Repeatedly breaking the law (where it exists) should result in a criminal record the negative effects that come with said record.
 
I is all about the margin guys. If I can fly 1 ton of material and make 1,000 credits off it, why would I fly something that only nets me 25 credits. Prices need to change enough to allow margins to be equivalent. I am not saying that all items in a market should allow 1000 creds per ton, just that all market items should have that capability somewhere in the galaxy. Running scrap to somewhere hard should allow 1000 creds to be made. This isn't looking for an easy mode to trading...it's just asking that all materials have value enough to ship...sometimes you can get these margins in missions...that would be one way to do it.
 
Bad idea... Really bad idea... Like saying- make all pirate bounties 10 times higher... Good for the bounty hunters...
 
The real issue is the lack of a true in-game economy. Everything has arbitrary values rather than values based on supply and demand. For reference:

Palladium price per ton: 13,527 cr
Viper price per ton: 2382 cr
Cobra price per ton: 2110 cr
Asp price per ton: 23,790 cr
Python price per ton: 162,795 cr
Anaconda price per ton: 367,424 cr

Now it should be obvious to anyone with even the most basic understanding of economics that these numbers can not possibly tied to any kind of real economy with supply and demand. No, these prices are obviously arbitrary and completely divorced from any kind of economy. In real life a metric ton of palladium is worth around 50 million US dollars just so you know, so in real life a single ton of this stuff would make a pirate quite rich. The issue is that palladium, and every other commodity in the game doesn't actually have a value based on anything. It's just a number. Ship and module prices are the same. Just arbitrary numbers. Commodities aren't actually used to build ships, modules, or stations, they're just numbers with no real meaning. This makes every monetary activity in the game hollow and ultimately robs many activities of any lucrative value because of the arbitrarily high prices that are placed on certain ships and modules. So if you want to be a pirate and actually make enough money to actually afford anything above a Cobra you will have to pirate literally hundreds or even thousands of ships. This is why trading is considered the best money making technique, because it is the best way to move around arbitrary numbers in bulk for profit.

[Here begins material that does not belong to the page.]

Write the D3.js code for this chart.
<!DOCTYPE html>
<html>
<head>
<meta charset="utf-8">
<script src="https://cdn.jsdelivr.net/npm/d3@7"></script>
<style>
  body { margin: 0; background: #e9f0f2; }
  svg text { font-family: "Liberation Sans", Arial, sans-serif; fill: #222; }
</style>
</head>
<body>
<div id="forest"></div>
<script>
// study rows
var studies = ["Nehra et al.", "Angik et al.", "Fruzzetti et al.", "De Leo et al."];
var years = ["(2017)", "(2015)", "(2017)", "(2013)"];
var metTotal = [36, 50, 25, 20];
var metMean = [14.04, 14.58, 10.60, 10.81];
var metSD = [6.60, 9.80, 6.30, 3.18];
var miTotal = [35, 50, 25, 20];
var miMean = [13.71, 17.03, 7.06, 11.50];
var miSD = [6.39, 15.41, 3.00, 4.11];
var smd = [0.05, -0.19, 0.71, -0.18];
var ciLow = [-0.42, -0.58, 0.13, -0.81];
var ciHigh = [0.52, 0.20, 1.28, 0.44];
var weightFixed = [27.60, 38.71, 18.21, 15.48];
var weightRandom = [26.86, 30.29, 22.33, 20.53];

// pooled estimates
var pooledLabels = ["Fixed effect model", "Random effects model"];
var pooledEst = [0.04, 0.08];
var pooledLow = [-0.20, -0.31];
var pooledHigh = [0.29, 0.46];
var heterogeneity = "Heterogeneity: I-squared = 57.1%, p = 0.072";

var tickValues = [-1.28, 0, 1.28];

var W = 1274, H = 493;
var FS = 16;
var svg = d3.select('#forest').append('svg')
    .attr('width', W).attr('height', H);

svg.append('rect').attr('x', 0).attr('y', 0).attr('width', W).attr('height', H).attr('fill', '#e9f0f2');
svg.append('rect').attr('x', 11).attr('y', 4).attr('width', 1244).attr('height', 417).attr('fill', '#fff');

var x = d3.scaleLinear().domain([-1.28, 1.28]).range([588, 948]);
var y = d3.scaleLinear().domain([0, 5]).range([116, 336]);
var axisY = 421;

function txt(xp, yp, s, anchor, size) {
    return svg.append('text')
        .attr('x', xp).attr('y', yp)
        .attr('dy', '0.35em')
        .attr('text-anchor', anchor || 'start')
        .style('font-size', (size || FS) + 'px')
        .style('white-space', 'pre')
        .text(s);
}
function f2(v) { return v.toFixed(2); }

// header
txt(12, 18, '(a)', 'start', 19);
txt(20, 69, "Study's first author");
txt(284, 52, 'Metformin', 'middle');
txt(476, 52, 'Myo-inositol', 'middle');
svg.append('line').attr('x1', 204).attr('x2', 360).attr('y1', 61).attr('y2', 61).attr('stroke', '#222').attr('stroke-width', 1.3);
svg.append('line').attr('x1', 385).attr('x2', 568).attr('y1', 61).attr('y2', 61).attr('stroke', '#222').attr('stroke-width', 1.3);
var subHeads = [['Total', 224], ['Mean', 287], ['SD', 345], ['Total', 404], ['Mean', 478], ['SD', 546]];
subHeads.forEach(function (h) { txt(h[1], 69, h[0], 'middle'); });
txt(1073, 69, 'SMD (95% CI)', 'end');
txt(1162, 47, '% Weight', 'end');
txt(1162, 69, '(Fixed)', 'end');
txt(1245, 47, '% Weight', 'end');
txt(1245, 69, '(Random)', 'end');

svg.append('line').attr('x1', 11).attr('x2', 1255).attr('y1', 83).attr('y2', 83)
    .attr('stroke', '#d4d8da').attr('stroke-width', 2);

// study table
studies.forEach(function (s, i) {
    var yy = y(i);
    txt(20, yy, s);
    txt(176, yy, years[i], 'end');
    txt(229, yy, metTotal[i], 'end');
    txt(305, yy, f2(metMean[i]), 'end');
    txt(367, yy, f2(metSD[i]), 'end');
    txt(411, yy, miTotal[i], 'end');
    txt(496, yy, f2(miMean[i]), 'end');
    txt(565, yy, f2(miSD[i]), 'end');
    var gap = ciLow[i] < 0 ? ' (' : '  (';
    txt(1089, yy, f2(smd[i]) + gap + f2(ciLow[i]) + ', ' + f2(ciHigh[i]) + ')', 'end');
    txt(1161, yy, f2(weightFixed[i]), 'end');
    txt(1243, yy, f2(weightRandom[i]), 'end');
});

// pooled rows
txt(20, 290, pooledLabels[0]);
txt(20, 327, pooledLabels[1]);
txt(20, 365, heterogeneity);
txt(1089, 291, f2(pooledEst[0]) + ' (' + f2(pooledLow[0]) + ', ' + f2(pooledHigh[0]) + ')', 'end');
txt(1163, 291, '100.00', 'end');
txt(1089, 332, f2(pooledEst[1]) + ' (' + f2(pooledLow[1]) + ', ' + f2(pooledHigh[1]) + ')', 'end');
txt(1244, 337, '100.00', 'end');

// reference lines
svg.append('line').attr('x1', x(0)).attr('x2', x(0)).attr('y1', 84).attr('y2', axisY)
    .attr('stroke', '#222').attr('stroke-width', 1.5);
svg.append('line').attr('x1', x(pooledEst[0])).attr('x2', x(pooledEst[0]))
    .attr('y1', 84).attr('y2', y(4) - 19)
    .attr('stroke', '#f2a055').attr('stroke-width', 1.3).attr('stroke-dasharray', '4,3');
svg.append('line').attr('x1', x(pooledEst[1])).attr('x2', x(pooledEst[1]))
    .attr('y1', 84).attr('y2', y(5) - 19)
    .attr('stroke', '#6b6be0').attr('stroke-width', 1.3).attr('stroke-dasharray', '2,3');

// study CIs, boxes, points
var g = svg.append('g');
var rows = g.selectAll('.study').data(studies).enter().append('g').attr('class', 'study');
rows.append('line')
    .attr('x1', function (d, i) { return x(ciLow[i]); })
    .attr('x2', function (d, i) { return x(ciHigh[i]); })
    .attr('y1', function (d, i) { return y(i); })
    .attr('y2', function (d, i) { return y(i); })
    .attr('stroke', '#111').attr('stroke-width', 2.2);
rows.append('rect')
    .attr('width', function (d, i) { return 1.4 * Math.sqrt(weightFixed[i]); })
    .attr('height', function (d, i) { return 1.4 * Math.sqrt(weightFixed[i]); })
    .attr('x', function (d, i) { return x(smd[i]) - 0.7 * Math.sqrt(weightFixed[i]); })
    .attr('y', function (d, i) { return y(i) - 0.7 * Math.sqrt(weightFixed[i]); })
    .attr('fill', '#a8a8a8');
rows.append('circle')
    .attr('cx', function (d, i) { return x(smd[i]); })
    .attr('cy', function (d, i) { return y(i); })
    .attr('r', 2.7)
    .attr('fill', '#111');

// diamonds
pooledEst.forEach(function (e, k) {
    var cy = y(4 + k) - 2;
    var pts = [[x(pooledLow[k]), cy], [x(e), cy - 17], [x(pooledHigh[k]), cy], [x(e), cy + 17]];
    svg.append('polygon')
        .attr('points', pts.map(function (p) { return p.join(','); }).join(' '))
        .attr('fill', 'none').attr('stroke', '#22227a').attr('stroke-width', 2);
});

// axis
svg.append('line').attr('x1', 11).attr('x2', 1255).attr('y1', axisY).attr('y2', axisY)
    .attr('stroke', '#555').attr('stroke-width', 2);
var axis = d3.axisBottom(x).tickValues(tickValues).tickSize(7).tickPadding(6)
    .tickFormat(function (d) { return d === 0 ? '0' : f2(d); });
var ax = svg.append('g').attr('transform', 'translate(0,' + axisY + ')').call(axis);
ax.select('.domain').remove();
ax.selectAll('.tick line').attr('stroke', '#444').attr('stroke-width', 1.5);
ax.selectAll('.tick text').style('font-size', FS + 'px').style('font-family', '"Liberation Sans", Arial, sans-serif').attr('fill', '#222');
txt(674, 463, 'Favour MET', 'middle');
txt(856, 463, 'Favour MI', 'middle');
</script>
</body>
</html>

What should've been done, and I think it's probably too late for this now, is that the game should've had realistic prices and scarcity on various commodities and those commodities should've been directly tied to the production and price of ships and modules. Truthfully you probably shouldn't be able to load up with hundreds of tons of precious metals at any and every extraction station. In the entire world there is less than 200,000 tons of refined gold for instance, and most of that is spread throughout the population, in stockpiles as well as finished products, and it certainly is not obtainable in quantities of hundreds of tons by any random trader. You see if gold and other precious metals were as common in real life as they are in ED they wouldn't be precious anymore. They would all have values on par with lead and aluminum, or at best iron or nickel.

In other words, the economy in this game is a joke and needs to be completely overhauled.

Fun fact: based on real world palladium prices an Anaconda is worth somewhere around 700 billion dollars.